**What to do**
Go through the listing below and gather every line with the word "chart".

[BEGIN Collected material]

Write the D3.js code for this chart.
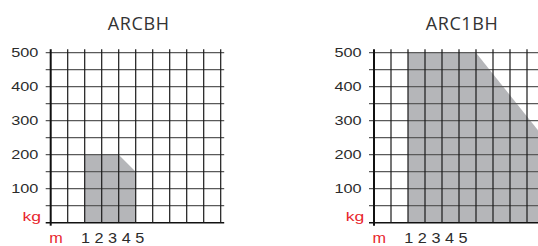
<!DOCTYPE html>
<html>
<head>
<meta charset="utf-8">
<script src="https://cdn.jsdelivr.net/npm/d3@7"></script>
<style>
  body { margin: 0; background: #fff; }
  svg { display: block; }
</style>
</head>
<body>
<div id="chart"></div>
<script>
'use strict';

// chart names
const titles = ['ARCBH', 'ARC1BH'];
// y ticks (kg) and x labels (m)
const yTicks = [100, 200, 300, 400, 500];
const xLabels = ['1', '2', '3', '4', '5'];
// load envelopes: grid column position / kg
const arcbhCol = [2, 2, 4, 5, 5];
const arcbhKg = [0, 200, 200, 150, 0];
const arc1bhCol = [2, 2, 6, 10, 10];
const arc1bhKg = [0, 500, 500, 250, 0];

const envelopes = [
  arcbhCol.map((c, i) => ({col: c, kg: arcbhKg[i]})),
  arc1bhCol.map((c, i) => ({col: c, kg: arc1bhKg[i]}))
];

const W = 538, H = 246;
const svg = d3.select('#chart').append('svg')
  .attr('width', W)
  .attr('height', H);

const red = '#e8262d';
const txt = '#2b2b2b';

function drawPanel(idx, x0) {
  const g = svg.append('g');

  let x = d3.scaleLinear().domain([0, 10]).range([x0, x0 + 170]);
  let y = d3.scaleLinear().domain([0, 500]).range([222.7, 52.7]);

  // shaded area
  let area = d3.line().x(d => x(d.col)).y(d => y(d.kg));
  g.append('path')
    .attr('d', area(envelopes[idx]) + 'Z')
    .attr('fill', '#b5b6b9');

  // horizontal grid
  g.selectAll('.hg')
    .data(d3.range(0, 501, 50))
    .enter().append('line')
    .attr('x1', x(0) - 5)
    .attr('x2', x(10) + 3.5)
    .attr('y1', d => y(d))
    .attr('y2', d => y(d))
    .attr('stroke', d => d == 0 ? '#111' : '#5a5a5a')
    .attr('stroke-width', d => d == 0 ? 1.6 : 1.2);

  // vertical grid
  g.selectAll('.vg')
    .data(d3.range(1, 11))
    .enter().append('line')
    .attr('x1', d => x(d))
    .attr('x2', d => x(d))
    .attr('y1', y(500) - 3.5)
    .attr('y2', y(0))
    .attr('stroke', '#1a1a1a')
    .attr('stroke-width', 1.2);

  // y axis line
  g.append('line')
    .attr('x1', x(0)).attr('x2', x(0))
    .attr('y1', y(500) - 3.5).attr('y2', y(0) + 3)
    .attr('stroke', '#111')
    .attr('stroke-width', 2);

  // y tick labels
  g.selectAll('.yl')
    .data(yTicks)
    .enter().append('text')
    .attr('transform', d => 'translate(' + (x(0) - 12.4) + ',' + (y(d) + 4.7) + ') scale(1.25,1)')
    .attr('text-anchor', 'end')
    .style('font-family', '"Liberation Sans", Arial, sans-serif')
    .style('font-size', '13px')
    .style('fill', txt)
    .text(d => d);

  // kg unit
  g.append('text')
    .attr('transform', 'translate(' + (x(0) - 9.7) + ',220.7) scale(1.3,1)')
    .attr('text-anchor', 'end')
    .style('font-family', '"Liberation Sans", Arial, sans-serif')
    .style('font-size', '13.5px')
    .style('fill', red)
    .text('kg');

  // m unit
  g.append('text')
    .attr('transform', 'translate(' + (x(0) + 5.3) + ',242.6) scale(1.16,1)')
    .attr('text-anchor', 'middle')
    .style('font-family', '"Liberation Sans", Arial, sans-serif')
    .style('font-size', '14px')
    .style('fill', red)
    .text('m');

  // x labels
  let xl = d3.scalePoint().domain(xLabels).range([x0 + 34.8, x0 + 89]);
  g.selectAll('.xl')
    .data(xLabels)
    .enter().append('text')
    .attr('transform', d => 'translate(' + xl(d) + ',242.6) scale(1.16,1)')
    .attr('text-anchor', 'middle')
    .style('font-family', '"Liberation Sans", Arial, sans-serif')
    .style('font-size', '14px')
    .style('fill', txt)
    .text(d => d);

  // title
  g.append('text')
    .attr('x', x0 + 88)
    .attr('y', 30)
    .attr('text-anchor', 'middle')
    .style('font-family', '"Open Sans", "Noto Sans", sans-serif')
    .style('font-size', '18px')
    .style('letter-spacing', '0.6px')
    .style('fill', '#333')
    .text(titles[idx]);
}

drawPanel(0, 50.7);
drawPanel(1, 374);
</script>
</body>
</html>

[END Collected material]

**Task output**
Write the D3.js code for this chart.
<div id="chart"></div>
// chart names
const svg = d3.select('#chart').append('svg')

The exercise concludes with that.